It's going to be another chilly one here today. Right now its in the upper 40's, and it might tick a few degrees higher. Partly cloudy right now, and expected to remain that way.
Didn't get a chance to blog after last night's game, which I apologize for.
Phils are staring 0-3 in the face. The Nationals, meanwhile, are 3-0 for the first time since 1951, when they were the Washington Senators. Jamie Moyer gets the start today against Jason Bergmann. There is no such thing as a must-win this early in the season, but the Phils would certainly like to wrap up this home series with a victory before hitting the road tonight for Cincinnati.

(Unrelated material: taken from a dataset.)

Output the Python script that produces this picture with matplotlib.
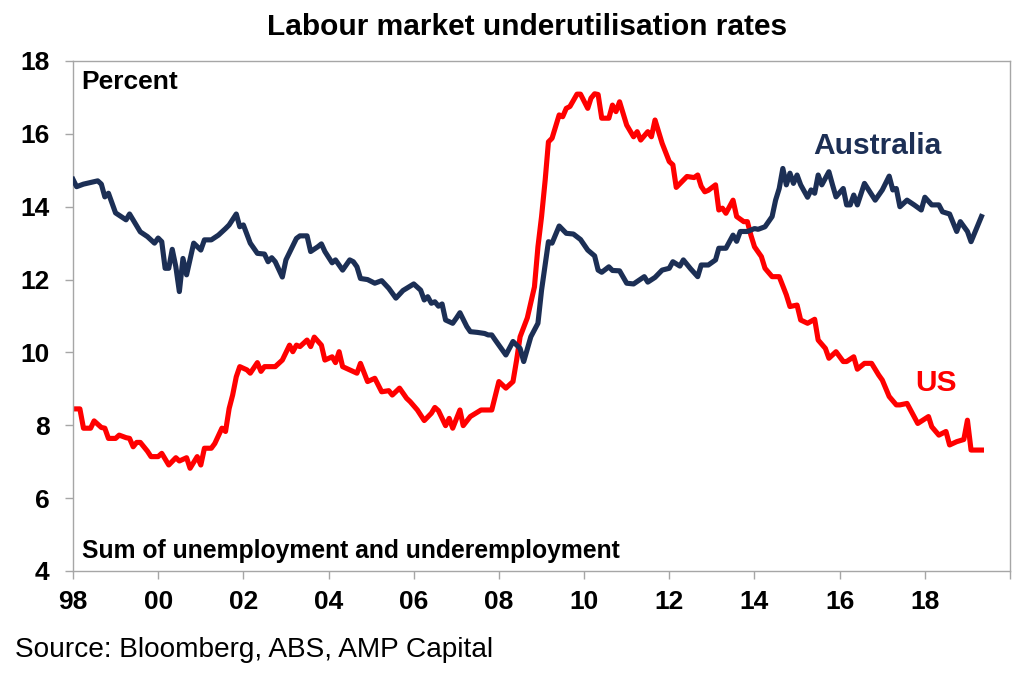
import matplotlib
matplotlib.use("Agg")
import matplotlib.pyplot as plt
import pandas as pd

FONT = ['Liberation Sans', 'DejaVu Sans']
plt.rcParams['font.family'] = FONT

title = "Labour market underutilisation rates"
source = "Source: Bloomberg, ABS, AMP Capital"
y_label = "Percent"
note = "Sum of unemployment and underemployment"
au_name = "Australia"
us_name = "US"

au_dates = ["1998-01", "1998-02", "1998-04", "1998-08", "1998-09", "1998-10", "1998-11",
            "1999-01", "1999-04", "1999-05", "1999-08", "1999-10", "1999-12",
            "2000-01", "2000-02", "2000-03", "2000-04", "2000-05", "2000-06", "2000-07",
            "2000-08", "2000-09", "2000-11",
            "2001-01", "2001-02", "2001-04", "2001-06", "2001-08", "2001-09", "2001-11", "2001-12",
            "2002-01", "2002-03", "2002-05", "2002-07", "2002-08", "2002-09", "2002-10", "2002-12",
            "2003-01", "2003-04", "2003-05", "2003-07", "2003-08", "2003-10", "2003-11", "2003-12",
            "2004-02", "2004-03", "2004-05", "2004-07", "2004-08", "2004-09", "2004-10", "2004-12",
            "2005-02", "2005-04", "2005-06", "2005-08", "2005-10", "2005-11",
            "2006-01", "2006-03", "2006-04", "2006-05", "2006-06", "2006-07", "2006-08", "2006-09",
            "2006-10", "2006-12",
            "2007-01", "2007-02", "2007-04", "2007-05", "2007-07", "2007-09", "2007-10", "2007-11",
            "2007-12",
            "2008-03", "2008-05", "2008-07", "2008-08", "2008-10", "2008-12",
            "2009-01", "2009-03", "2009-04", "2009-06", "2009-08", "2009-10", "2009-12",
            "2010-02", "2010-04", "2010-05", "2010-06", "2010-08", "2010-09", "2010-11",
            "2011-01", "2011-03", "2011-06", "2011-07", "2011-09", "2011-11",
            "2012-01", "2012-02", "2012-04", "2012-05", "2012-07", "2012-09", "2012-10", "2012-12",
            "2013-02", "2013-03", "2013-05", "2013-07", "2013-08", "2013-09", "2013-11",
            "2014-01", "2014-02", "2014-04", "2014-06", "2014-07", "2014-08", "2014-09", "2014-10",
            "2014-11", "2014-12",
            "2015-01", "2015-02", "2015-04", "2015-05", "2015-06", "2015-07", "2015-08", "2015-10",
            "2015-11", "2015-12",
            "2016-02", "2016-03", "2016-04", "2016-05", "2016-06", "2016-08", "2016-11",
            "2017-01", "2017-03", "2017-04", "2017-05", "2017-06", "2017-08", "2017-10", "2017-12",
            "2018-01", "2018-03", "2018-05", "2018-06", "2018-08", "2018-10", "2018-11",
            "2019-01", "2019-02", "2019-05"]
au_values = [14.75, 14.55, 14.62, 14.71, 14.62, 14.27, 14.37,
             13.83, 13.64, 13.80, 13.31, 13.18, 13.00,
             13.14, 13.04, 12.31, 12.31, 12.83, 12.35, 11.67,
             12.58, 12.13, 13.00,
             12.81, 13.09, 13.09, 13.22, 13.40, 13.50, 13.80, 13.45,
             13.50, 13.00, 12.72, 12.70, 12.49, 12.60, 12.49, 12.07,
             12.54, 13.13, 13.20, 13.20, 12.77, 12.90, 12.98, 12.77,
             12.46, 12.54, 12.26, 12.54, 12.49, 12.35, 12.03, 12.00,
             11.90, 11.97, 11.76, 11.49, 11.70, 11.76,
             11.88, 11.71, 11.44, 11.53, 11.35, 11.39, 11.27, 11.33,
             10.89, 10.80,
             10.94, 11.09, 10.71, 10.57, 10.55, 10.52, 10.48, 10.48,
             10.34,
             9.93, 10.30, 10.11, 9.75, 10.43, 10.80,
             11.71, 13.04, 13.00, 13.47, 13.27, 13.25, 13.10,
             12.81, 12.65, 12.26, 12.20, 12.35, 12.25, 12.24,
             11.90, 11.88, 12.08, 11.93, 12.06, 12.26,
             12.31, 12.49, 12.37, 12.54, 12.30, 12.08, 12.40, 12.40,
             12.54, 12.86, 12.86, 13.22, 13.05, 13.32, 13.32,
             13.40, 13.38, 13.45, 13.73, 14.18, 14.50, 15.05, 14.60,
             14.92, 14.64,
             14.87, 14.60, 14.26, 14.46, 14.37, 14.87, 14.60, 14.96,
             14.60, 14.27,
             14.50, 14.05, 14.05, 14.32, 14.05, 14.64, 14.18,
             14.46, 14.84, 14.46, 14.50, 14.00, 14.18, 14.05, 13.91,
             14.26, 14.05, 14.05, 13.86, 13.80, 13.32, 13.59,
             13.32, 13.04, 13.73]

us_dates = ["1998-01", "1998-03", "1998-04", "1998-06", "1998-07", "1998-09", "1998-10", "1998-11",
            "1999-01", "1999-02", "1999-04", "1999-05", "1999-06", "1999-07", "1999-08", "1999-09",
            "1999-10", "1999-11",
            "2000-01", "2000-02", "2000-04", "2000-06", "2000-07", "2000-09", "2000-10", "2000-12",
            "2001-01", "2001-02", "2001-04", "2001-05", "2001-07", "2001-08", "2001-09", "2001-10",
            "2001-11", "2001-12",
            "2002-02", "2002-03", "2002-05", "2002-06", "2002-07", "2002-10", "2002-12",
            "2003-02", "2003-03", "2003-04", "2003-05", "2003-07", "2003-08", "2003-09", "2003-11",
            "2003-12",
            "2004-02", "2004-03", "2004-04", "2004-05", "2004-07", "2004-09", "2004-10", "2004-12",
            "2005-02", "2005-04", "2005-06", "2005-07", "2005-09", "2005-11", "2005-12",
            "2006-02", "2006-04", "2006-06", "2006-07", "2006-08", "2006-10", "2006-11", "2006-12",
            "2007-02", "2007-03", "2007-05", "2007-08", "2007-11",
            "2008-01", "2008-03", "2008-05", "2008-06", "2008-07", "2008-09", "2008-11", "2008-12",
            "2009-01", "2009-02", "2009-03", "2009-04", "2009-06", "2009-07", "2009-08", "2009-09",
            "2009-11", "2009-12",
            "2010-02", "2010-03", "2010-04", "2010-05", "2010-06", "2010-08", "2010-09", "2010-10",
            "2010-11",
            "2011-01", "2011-03", "2011-04", "2011-05", "2011-07", "2011-08", "2011-09", "2011-11",
            "2012-01", "2012-02", "2012-03", "2012-06", "2012-08", "2012-09", "2012-10", "2012-11",
            "2012-12",
            "2013-02", "2013-03", "2013-04", "2013-05", "2013-07", "2013-08", "2013-10", "2013-11",
            "2013-12",
            "2014-01", "2014-03", "2014-04", "2014-06", "2014-08", "2014-10", "2014-11",
            "2015-01", "2015-02", "2015-04", "2015-06", "2015-07", "2015-09", "2015-10", "2015-12",
            "2016-02", "2016-03", "2016-05", "2016-06", "2016-08", "2016-10", "2016-12",
            "2017-01", "2017-03", "2017-05", "2017-06", "2017-08", "2017-11",
            "2018-02", "2018-03", "2018-05", "2018-07", "2018-08", "2018-10", "2018-12",
            "2019-01", "2019-02", "2019-05"]
us_values = [8.45, 8.45, 7.92, 7.92, 8.12, 7.94, 7.92, 7.64,
             7.64, 7.73, 7.66, 7.64, 7.41, 7.53, 7.53, 7.41,
             7.29, 7.14,
             7.14, 7.23, 6.91, 7.11, 7.02, 7.11, 6.82, 7.14,
             6.91, 7.37, 7.37, 7.50, 7.92, 7.83, 8.46, 8.83,
             9.33, 9.61,
             9.52, 9.43, 9.72, 9.48, 9.61, 9.61, 9.79,
             10.20, 10.02, 10.20, 10.16, 10.34, 10.16, 10.42, 10.20,
             9.79,
             9.88, 9.72, 10.02, 9.61, 9.52, 9.43, 9.70, 9.20,
             9.29, 8.92, 8.95, 8.83, 9.02, 8.74, 8.65,
             8.42, 8.13, 8.33, 8.49, 8.40, 7.99, 8.19, 7.92,
             8.42, 7.99, 8.24, 8.42, 8.42,
             9.20, 9.02, 9.20, 9.79, 10.43, 10.95, 11.80, 12.90,
             13.73, 14.73, 15.78, 15.88, 16.52, 16.47, 16.70, 16.75,
             17.09, 17.09,
             16.70, 16.98, 17.10, 17.08, 16.43, 16.43, 16.79, 16.61,
             16.88,
             16.24, 15.92, 16.06, 15.83, 16.06, 15.92, 16.38, 15.74,
             15.24, 15.15, 14.53, 14.83, 14.80, 14.87, 14.56, 14.41,
             14.45,
             14.60, 13.91, 13.96, 13.82, 14.18, 13.73, 13.59, 13.59,
             13.22,
             12.90, 12.63, 12.31, 12.08, 12.08, 11.58, 11.26,
             11.30, 10.89, 10.80, 10.91, 10.34, 10.11, 9.84, 10.02,
             9.75, 9.75, 9.88, 9.54, 9.70, 9.70, 9.38,
             9.24, 8.79, 8.56, 8.56, 8.60, 8.05,
             8.24, 7.96, 7.73, 7.83, 7.46, 7.55, 7.61,
             8.14, 7.32, 7.32]

y_ticks = [4, 6, 8, 10, 12, 14, 16, 18]
x_tick_years = [1998, 2000, 2002, 2004, 2006, 2008, 2010, 2012, 2014, 2016, 2018, 2020]
x_tick_labels = ["98", "00", "02", "04", "06", "08", "10", "12", "14", "16", "18", ""]

AU_COLOR = "#1c2f55"
US_COLOR = "#ff0000"
GRAY = "#a6a6a6"

fig = plt.figure(figsize=(10.24, 6.74), dpi=100)
ax = fig.add_axes([73 / 1024, 1 - 571 / 674, 937 / 1024, 510 / 674])

au_x = pd.to_datetime(au_dates, format="%Y-%m")
us_x = pd.to_datetime(us_dates, format="%Y-%m")
ax.plot(au_x, au_values, color=AU_COLOR, lw=3.7, solid_joinstyle='round', zorder=3)
ax.plot(us_x, us_values, color=US_COLOR, lw=3.7, solid_joinstyle='round', zorder=2)

ax.set_xlim(pd.Timestamp("1998-01-01"), pd.Timestamp("2020-01-01"))
ax.set_ylim(4, 18)
ax.set_yticks(y_ticks)
ax.set_yticklabels([str(v) for v in y_ticks])
ax.set_xticks([pd.Timestamp(f"{y}-01-01") for y in x_tick_years])
ax.set_xticklabels(x_tick_labels)

for s in ax.spines.values():
    s.set_color(GRAY)
    s.set_linewidth(1.0)
ax.tick_params(axis='both', colors=GRAY, length=6, width=1.0, direction='out')
ax.tick_params(axis='y', pad=11, labelsize=19, labelcolor='black')
ax.tick_params(axis='x', pad=8, labelsize=19, labelcolor='black')
for lab in ax.get_xticklabels() + ax.get_yticklabels():
    lab.set_fontweight('bold')

ax.text(0.0085, 0.959, y_label, transform=ax.transAxes, ha='left', va='center',
        fontsize=19, fontweight='bold', color='black')
ax.text(0.0096, 0.039, note, transform=ax.transAxes, ha='left', va='center',
        fontsize=17.8, fontweight='bold', color='black')
ax.text(0.858, 0.833, au_name, transform=ax.transAxes, ha='center', va='center',
        fontsize=21.5, fontweight='bold', color=AU_COLOR)
ax.text(0.921, 0.369, us_name, transform=ax.transAxes, ha='center', va='center',
        fontsize=21.5, fontweight='bold', color=US_COLOR)

fig.text(527 / 1024, 1 - 27 / 674, title, ha='center', va='center',
         fontsize=21.5, fontweight='bold', color='black')
fig.text(15 / 1024, 1 - 650 / 674, source, ha='left', va='center',
         fontsize=20.2, color='black')

fig.savefig("out.png", dpi=100)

Here's this morning's run down:
1) PSYCHO-ANALYSIS: Last night's loss didn't appear to affect the team nearly as much as the season-opening 11-6 win. Cole Hamels pitched tremendous in seven of his eight innings. He got off to a rocky start in the first, but settled down and allowed just one run - on a sixth-inning solo shot by Ryan Zimmerman that proved to be the game's only run. Yes, the Phillies didn't hit. But no one expects that to be a problem all season. They struggled during the spring, and during last season's playoff series loss to Colorado, but hitting is the least of anybody's concerns. One thing to keep your eye on, however, are some of the guys who the team is counting on to step up this season: CF Shane Victorino doesn't have a hit yet, while Pedro Feliz, Jayson Werth and Geoff Jenkins have combined for just one. We largely know what to expect out of Jimmy Rollins, Chase Utley, Ryan Howard, Pat Burrell and Carlos Ruiz. But at least one of these positions -- third base (Pedro Feliz), right field (Werth/Jenkins), center field (Victorino) -- needs to help fill the offensive production that was lost when Aaron Rowand signed with San Francisco in the offseason.
2) NATIONALS' AUTHENTICITY: Is this team really as good as it is playing right now? I asked manager Charlie Manuel about it yesterday and responded by saying, "They've got a shot." Now, I'm not sure exactly what they have a shot at, and I'm sure Manuel was partly saying the right thing. But the fact is, players and coaches here have been impressed with the way the Nationals have handled themselves. Nick Johnson appears to be a huge upgrade at first base, Lastings Milledge is an excellent addition in center, and Paul Lo Duca isn't the worst catcher in the world (though don't tell that to the Phils fans who have booed him incessantly over the past two games). There's been some talk by some Phillies players about how they've struggled recently against Washington. I'm a little confused by that, because they were 12-6 against the Nats last year, tied for their best winning percentage against any NL team. Perhaps they are thinking back to 2006, when they went just 9-10 against a Washington team that finished just 71-91.
3) TOMORROW, TOMORROW: RHP Kyle Kendrick will square off against the Reds' Josh Fogg. Fogg, if you'll recall, is the pitcher who picked up the win for the Colorado Rockies in game two of the division playoffs last year, a game the Rockies won 10-5. He pitched two scoreless innings of relief against the Phils, allowing one hit. He signed with the Reds in the offseason.